Upon first reading this a person may think this is a spirituality peculiar to St. John. Perhaps John is exaggerating a bit, or being somewhat extreme. After all, he was imprisoned by his own brethren and anything but an ordinary Christian. Yet, the Word of God not only confirms what John writes here but communicates it in a way that is quite challenging.
Let’s begin with the Gospel of Mark,
And he called to him the multitude with his disciples, and said to them, “If any man would come after me, let him deny himself and take up his cross and follow me. For whoever would save his life will lose it; and whoever loses his life for my sake and the gospel’s will save it.For what does it profit a man, to gain the whole world and forfeit his life? 1
When John speaks of the dark path by which the soul must travel by faith to union with God this is what he means – death to self, otherwise known as mortification. Our Lord tells us above that if any man would follow Him that he must deny himself to the point of giving up his very life.
And who can forget what Our Lord said in respect to the lust in one’s heart?
I say to you that every one who looks at a woman lustfully has already committed adultery with her in his heart. If your right eye causes you to sin, pluck it out and throw it away; it is better that you lose one of your members than that your whole body be thrown into hell. And if your right hand causes you to sin, cut it off and throw it away; it is better that you lose one of your members than that your whole body go into hell. 2
Are we to not take Our Lord at His Word, that the eternal life of the soul is of incomparably greater value than the completion of a pleasure that is sought for its own sake? Mortification doesn’t seem here to be something that makes one extra holy, but rather the essential graced activity of one seeking first the Kingdom of God.
We would be remiss if we didn’t visit the words of St. Paul to the Romans,
…for if you live according to the flesh you will die, but if by the Spirit you put to death the deeds of the body you will live. 3
… and to the Colossians,
Put to death therefore what is earthly in you: fornication, impurity, passion, evil desire, and covetousness, which is idolatry. 4
… and finally to the Galatians,
…those who belong to Christ Jesus have crucified the flesh with its passions and desires. 5
The list above is by no means exhaustive but these examples each illustrate how integral the type of mortification St. John is talking about the Christian life as a life that seeks Divine Union, i.e. ever closer intimacy in this life and eternal beatitude in the Holy Trinity with the communion of saints. Living according to the flesh brings death, not just temporal death, but eternal death, death of the soul. Considering this should open up the eternal horizon of this life more fully and awaken us from our slumber.

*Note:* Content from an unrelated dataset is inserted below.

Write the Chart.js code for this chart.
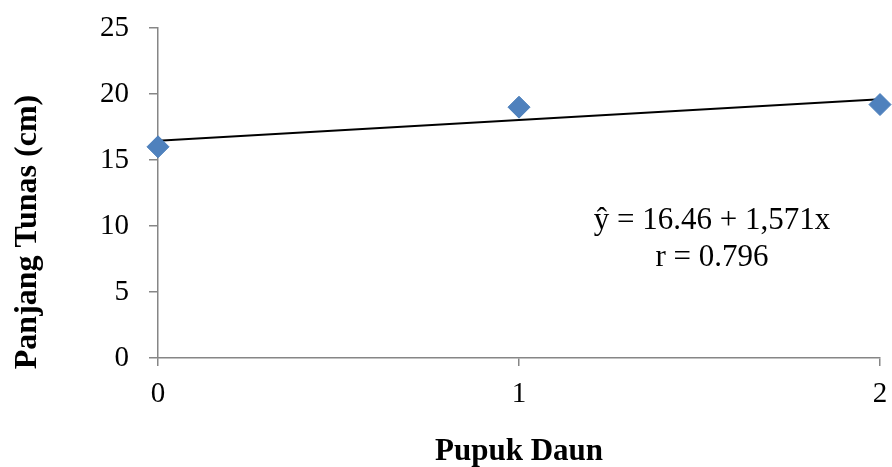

For we are to put to death all that is earthly in us because those who belong to Christ have crucified the flesh with its passions and desires. Crucified means just that, nailing our desires to the Cross. Mortification is intrinsic to belonging to Christ.
St. John describes the path of mortification as night because in the same way that vision is unemployed in total darkness, the mortified soul that no longer takes pleasure or refuge in outward things is in a sense unoccupied – as the eyes would be in a room without light, where sight weren’t possible. There is no longer the movement of the soul to outward or visible things, it is left in interior nakedness and poverty.
John is not talking here merely about abstaining from sin, but the mortification of desire as such.
But aren’t we to desire good from God? Not in any way that would take us away from the path of faith, hope and love in Christ. For John the path to divine union is not through the desires of the flesh obviously but it also isn’t through the sensual desires of the soul, which can desire spiritual consolations, other comforts and pleasures, visions, special insight etc.. Any of these, according to St. John, have the potential to undermine Christian faith and lead the disciple of Christ astray.
John isn’t talking about the mere absence of created things but rather the interior mortification that leads to true detachment. He writes,
It is not the things of this world that occupy or injure the soul, for they do not enter within, but rather the wish for, and desire of them which abide within it (the soul).6
It is not things that are the problem but the wish and desire for them that leads the soul astray and can indeed harm it.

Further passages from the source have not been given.